How to make sense of statisticians
Updated: Nov 7, 2020
It can be surprisingly hard to talk about stats and models. Communication in general is not easy, but when the goal is to translate ideas and concepts into numbers, there’s no room for misunderstandings.
One of the things I enjoy most in research is thinking about problems and finding ways to solve them. The datasets I work with are almost always messy, which makes it hard to know exactly which method to use to analyze it, but it also creates a fun challenge – how can I extract the information I need, which methods can be used, how can we deal with missing data. There’s always an opportunity to learn, be creative, and sometimes even develop new methods.
But what can be even harder than working with new datasets is talking to people about analyzing them. When analyzing data, one needs to be very specific about what exactly the question is. It is not enough to say ‘hey, I have a nice dataset on bee visits to flowers and which flowers become infected with a fungus, let’s make a model about the spread of this fungus!’. Even though this makes intuitive sense in that the motivation is to understand what’s going on and how this fungus is spreading, this is too vague for creating a useful model. The dataset determines how detailed a model can be. The question determines how detailed a model needs to be.

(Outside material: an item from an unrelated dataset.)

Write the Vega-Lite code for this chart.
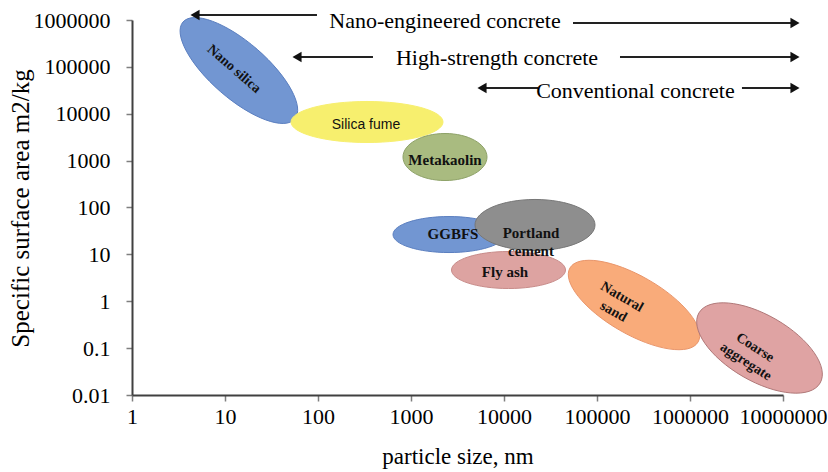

Here's a specific anecdote:
Some time ago during my PhD in Antwerp, Prof. David Costantini got in touch with me about something he was working on, and would it be possible to create a model to test this concept. David was (and probably still is) clearly a clever scientist and knew this topic inside and out, but had never ventured into the modelling world before, while I knew nothing at all about what he was working on (something called hormesis that sounded to me like a bad disease but turned out to be a cool ecoevo mechanism). After some background reading we got together to chat about what to do.
After our first chat it was clear that there were some exciting questions to address, and I went back feeling motivated and eager to start building a model. But almost as soon as I started working on it, it became obvious that there were still a bunch of important details that I hadn’t even considered because I was lacking the background, and that David also hadn’t considered because he lacked the experience in the requirements of a model. I believe it took 3 or 4 more meetings at different stages of the model before we both really understood what the other needed, even though after almost every meeting I went back to my computer thinking I would write the code for the model and get the results we were interested in. And this wasn’t just about data details – the hardest part in this was getting the questions right. What exactly were the questions that we should test.
This struggle in getting on the same page, understanding each other, and knowing the details of the question, is in fact a process filled with opportunities to improve the science and learn. The requirements of a useful model forced both of us to home in on the little important gaps in knowledge, on the most interesting unknown aspects of the system and the research field.
I always enjoy this communication dance when working on new projects and with new people. It’s a necessary back-and-forth in which everyone learns, and in my experience it has always made the science better.
Have you experienced a similar situation where misunderstandings resulted from communicating with people with different backgrounds? Do you also find that these situations can be great teaching moments?